» Record list
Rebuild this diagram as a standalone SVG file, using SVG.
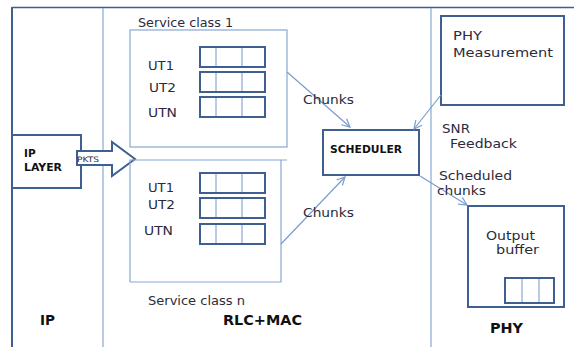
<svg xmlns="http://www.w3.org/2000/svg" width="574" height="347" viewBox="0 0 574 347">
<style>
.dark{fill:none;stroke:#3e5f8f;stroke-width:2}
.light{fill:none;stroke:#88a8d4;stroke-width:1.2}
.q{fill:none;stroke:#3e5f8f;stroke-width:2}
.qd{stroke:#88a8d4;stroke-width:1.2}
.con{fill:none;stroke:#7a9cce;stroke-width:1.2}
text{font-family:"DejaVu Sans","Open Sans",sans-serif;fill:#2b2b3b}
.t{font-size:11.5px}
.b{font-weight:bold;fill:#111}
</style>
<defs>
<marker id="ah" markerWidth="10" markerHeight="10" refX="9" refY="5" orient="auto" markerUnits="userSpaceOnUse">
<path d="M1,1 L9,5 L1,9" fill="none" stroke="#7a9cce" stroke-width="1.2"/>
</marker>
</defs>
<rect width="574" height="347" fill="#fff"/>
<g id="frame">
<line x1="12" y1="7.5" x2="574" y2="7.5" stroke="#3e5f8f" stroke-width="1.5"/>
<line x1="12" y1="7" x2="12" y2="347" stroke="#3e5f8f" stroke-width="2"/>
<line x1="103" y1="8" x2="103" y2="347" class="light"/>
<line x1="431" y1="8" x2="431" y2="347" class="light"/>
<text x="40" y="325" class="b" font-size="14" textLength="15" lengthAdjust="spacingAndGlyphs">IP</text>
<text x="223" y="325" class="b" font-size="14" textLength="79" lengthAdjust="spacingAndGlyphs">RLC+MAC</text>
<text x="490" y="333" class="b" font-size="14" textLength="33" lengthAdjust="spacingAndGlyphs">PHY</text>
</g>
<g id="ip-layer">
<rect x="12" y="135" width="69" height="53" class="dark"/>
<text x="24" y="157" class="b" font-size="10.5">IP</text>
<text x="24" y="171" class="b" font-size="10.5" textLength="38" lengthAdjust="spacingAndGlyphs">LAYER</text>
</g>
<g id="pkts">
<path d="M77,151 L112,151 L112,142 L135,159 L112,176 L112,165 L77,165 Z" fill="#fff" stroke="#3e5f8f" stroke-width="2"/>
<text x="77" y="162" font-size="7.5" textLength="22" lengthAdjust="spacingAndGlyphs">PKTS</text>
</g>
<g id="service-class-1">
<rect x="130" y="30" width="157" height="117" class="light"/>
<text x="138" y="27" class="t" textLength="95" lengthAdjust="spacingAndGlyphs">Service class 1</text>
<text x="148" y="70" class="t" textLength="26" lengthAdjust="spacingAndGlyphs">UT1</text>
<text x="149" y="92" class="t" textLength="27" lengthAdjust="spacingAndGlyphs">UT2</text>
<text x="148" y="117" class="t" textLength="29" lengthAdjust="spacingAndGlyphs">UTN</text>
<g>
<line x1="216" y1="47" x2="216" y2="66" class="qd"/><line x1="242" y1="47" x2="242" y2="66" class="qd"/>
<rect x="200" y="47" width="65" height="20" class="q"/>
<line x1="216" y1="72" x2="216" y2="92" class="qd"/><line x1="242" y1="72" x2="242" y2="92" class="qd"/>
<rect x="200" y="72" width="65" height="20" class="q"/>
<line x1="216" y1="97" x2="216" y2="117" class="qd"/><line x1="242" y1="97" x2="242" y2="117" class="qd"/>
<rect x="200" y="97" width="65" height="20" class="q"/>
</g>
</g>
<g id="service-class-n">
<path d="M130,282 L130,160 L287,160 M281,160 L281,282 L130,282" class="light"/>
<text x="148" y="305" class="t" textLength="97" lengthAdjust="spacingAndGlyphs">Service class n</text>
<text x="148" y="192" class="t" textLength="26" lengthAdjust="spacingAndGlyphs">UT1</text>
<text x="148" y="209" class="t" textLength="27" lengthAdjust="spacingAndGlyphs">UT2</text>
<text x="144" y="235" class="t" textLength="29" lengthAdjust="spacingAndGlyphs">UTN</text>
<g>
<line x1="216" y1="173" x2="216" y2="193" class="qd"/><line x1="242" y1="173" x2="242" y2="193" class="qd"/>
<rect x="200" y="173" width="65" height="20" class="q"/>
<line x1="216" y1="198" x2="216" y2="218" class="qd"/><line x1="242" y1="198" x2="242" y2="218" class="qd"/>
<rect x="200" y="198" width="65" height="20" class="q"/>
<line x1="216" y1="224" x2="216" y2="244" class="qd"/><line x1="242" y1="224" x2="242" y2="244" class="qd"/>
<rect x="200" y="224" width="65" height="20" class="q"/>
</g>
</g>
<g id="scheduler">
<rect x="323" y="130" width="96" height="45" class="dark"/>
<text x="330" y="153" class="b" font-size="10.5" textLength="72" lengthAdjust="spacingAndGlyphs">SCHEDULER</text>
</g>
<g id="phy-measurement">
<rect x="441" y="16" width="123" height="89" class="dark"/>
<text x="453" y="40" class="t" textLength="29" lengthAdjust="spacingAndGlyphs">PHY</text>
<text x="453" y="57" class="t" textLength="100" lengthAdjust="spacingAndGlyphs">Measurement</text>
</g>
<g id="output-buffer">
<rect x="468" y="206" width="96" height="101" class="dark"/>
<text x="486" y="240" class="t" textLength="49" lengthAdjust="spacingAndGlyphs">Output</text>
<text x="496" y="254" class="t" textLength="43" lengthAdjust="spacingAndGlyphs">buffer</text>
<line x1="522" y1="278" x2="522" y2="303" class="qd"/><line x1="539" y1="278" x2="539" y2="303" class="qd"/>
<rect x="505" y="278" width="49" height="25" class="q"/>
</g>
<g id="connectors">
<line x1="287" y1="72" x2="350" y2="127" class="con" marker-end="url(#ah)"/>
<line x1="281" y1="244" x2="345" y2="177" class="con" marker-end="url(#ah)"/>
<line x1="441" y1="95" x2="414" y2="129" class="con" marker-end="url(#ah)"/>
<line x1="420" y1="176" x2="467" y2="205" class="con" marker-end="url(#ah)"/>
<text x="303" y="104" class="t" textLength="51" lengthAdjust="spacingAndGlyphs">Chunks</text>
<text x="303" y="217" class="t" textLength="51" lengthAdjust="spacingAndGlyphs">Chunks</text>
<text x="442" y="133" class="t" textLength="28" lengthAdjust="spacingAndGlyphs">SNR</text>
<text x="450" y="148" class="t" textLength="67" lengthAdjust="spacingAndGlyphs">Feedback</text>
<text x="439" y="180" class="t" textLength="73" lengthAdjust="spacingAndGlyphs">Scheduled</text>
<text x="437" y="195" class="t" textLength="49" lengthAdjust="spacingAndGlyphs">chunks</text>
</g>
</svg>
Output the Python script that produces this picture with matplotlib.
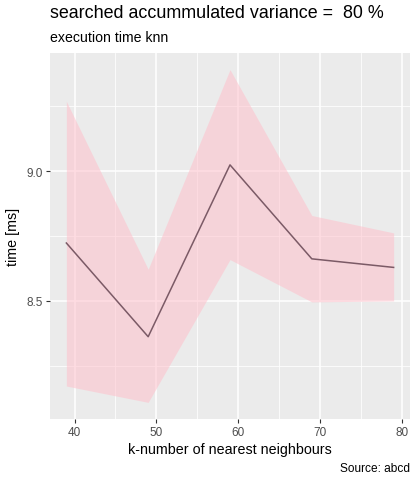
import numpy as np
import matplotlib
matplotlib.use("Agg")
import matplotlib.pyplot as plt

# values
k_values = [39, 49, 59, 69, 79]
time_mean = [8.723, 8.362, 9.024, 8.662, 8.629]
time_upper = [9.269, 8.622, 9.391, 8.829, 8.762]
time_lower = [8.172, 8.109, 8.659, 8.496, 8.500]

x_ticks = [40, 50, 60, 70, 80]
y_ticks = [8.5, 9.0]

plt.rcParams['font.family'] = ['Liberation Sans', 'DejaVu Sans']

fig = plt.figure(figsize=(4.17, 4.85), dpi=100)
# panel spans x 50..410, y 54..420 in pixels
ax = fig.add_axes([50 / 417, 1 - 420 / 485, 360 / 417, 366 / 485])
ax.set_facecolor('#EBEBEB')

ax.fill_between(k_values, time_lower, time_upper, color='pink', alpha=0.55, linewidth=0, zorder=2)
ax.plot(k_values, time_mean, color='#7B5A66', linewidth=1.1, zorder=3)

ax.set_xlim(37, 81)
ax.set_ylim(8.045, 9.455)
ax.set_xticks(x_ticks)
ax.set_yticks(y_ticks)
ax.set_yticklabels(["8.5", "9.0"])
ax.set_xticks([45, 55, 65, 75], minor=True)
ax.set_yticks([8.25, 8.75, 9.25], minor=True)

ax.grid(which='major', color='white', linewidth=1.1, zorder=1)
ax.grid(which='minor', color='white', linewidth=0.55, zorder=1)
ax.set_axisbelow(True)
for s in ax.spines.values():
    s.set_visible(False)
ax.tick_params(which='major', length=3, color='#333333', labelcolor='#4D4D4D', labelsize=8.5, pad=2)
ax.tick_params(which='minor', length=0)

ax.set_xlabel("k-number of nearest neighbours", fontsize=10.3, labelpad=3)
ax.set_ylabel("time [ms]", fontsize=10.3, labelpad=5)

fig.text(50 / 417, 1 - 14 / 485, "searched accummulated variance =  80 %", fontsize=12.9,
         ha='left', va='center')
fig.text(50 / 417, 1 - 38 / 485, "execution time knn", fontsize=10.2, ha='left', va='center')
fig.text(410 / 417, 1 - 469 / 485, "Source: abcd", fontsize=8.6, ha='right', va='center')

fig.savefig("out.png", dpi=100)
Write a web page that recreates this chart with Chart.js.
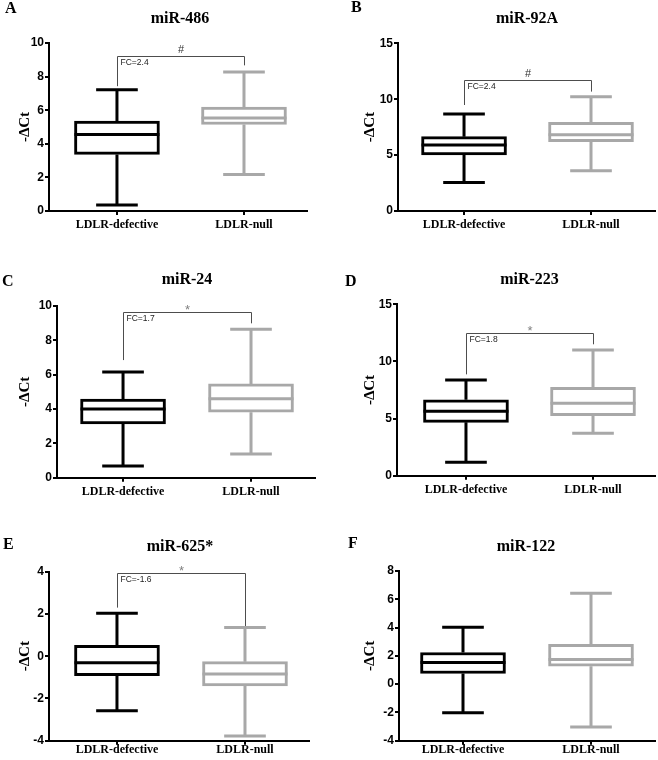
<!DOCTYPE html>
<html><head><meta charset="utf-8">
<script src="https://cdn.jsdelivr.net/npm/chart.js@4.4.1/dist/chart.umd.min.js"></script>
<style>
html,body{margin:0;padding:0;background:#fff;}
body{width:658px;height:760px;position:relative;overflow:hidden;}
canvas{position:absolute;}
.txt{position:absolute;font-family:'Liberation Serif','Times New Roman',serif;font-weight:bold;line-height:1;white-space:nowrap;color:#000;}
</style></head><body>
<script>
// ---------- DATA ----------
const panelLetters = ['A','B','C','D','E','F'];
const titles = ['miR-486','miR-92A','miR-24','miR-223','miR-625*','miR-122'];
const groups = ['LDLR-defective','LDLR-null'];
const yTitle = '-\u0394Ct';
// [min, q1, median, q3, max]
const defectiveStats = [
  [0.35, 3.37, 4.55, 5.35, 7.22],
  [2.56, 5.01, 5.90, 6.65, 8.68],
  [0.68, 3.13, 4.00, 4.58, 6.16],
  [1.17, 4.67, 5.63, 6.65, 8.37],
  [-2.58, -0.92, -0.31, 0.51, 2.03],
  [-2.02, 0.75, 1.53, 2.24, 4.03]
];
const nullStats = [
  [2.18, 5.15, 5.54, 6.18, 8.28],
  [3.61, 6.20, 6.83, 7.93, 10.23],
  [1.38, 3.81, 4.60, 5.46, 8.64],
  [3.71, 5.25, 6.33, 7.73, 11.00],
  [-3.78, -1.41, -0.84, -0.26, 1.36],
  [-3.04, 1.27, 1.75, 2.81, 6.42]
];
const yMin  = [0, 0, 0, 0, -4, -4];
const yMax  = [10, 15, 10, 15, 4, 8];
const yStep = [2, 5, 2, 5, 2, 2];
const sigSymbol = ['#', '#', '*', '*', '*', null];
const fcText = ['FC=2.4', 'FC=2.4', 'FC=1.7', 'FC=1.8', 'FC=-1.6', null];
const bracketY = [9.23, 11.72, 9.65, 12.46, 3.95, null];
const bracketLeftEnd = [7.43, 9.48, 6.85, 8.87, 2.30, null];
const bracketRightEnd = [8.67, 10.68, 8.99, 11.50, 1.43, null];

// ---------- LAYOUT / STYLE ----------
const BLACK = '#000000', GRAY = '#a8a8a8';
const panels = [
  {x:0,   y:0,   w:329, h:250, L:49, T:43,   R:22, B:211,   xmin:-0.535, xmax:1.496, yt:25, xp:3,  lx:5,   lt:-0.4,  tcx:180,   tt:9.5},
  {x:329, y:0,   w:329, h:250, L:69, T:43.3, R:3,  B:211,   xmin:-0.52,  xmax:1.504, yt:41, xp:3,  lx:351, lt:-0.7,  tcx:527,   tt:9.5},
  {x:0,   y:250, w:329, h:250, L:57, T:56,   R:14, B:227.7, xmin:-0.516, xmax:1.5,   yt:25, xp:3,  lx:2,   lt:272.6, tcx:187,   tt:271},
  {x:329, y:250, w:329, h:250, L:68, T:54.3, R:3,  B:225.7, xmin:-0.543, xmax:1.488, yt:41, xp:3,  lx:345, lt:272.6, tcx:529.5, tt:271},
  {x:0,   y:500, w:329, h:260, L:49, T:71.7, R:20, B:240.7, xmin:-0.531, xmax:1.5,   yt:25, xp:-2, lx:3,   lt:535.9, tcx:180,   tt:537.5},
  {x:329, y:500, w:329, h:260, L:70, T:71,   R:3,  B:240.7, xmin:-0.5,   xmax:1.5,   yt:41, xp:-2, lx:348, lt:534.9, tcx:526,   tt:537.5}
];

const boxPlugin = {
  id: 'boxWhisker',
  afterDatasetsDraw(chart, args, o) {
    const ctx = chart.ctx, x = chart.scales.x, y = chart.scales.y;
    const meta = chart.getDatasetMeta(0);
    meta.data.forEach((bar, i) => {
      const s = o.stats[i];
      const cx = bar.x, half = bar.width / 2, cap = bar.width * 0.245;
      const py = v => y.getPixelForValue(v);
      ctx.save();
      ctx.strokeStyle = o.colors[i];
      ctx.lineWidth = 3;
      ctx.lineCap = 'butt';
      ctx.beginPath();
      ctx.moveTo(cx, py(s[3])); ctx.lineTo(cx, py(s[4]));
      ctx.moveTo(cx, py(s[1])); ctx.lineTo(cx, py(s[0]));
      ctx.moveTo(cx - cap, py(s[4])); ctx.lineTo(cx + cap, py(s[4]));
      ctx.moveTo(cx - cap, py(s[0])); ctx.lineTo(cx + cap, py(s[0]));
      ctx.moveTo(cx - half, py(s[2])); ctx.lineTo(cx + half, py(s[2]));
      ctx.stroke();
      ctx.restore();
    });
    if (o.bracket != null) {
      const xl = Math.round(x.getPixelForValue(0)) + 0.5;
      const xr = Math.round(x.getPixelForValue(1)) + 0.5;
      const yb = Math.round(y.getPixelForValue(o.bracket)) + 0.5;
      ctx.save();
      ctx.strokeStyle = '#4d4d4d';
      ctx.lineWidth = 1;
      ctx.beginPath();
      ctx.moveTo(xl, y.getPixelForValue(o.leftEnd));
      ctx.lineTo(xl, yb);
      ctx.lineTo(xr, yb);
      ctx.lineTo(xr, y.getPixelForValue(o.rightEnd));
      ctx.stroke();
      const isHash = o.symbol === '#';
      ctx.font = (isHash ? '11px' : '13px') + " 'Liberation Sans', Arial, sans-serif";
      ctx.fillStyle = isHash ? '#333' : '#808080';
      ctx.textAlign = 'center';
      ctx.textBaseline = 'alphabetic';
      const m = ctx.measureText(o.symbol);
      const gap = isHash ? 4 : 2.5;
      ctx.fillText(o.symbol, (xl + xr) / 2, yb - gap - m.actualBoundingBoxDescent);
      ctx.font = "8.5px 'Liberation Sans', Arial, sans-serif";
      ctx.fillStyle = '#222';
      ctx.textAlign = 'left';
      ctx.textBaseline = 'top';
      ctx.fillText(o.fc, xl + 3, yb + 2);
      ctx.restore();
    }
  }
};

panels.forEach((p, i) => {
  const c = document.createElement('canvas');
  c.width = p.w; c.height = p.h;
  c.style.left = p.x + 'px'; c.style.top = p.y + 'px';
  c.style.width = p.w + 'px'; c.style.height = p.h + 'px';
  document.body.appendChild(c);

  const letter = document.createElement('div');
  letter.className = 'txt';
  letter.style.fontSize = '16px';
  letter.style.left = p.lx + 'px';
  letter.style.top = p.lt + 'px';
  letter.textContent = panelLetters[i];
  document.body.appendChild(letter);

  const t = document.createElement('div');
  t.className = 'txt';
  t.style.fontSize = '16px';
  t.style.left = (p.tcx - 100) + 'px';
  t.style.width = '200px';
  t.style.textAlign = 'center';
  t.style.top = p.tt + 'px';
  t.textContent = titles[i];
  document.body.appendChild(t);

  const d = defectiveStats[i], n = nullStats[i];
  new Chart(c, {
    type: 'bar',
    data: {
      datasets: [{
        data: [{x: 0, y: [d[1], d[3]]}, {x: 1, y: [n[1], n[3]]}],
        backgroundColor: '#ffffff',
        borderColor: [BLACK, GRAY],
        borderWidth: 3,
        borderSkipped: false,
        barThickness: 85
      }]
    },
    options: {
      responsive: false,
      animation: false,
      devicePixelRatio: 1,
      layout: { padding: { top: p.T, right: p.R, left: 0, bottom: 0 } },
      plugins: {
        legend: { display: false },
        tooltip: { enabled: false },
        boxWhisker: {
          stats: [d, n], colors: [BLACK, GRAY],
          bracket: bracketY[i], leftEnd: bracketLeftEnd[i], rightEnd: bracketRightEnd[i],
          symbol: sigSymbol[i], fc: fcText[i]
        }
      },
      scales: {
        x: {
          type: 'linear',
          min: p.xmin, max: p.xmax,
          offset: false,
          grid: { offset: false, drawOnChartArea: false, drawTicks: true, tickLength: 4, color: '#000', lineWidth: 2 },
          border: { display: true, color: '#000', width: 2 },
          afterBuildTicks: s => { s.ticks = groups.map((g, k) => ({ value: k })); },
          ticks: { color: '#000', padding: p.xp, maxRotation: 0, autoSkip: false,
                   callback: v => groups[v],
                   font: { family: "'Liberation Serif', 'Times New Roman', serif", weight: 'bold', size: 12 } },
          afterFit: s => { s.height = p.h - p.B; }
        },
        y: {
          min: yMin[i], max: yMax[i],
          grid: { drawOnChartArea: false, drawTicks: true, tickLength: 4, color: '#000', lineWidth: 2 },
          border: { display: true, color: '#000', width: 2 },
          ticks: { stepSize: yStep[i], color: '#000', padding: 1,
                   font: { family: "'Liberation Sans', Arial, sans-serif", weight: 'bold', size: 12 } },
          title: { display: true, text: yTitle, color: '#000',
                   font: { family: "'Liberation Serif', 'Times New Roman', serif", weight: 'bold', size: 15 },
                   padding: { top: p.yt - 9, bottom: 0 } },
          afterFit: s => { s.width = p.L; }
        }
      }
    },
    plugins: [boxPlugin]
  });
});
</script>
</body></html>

» Description of the task
In the listing above, find the line containing "Output the Python" and the line containing "import matplotlib.pyplot as plt". Print those two lines and every line between them exactly, with no pictures.

» The completed task
Output the Python script that produces this picture with matplotlib.
import numpy as np
import matplotlib
matplotlib.use("Agg")
import matplotlib.pyplot as plt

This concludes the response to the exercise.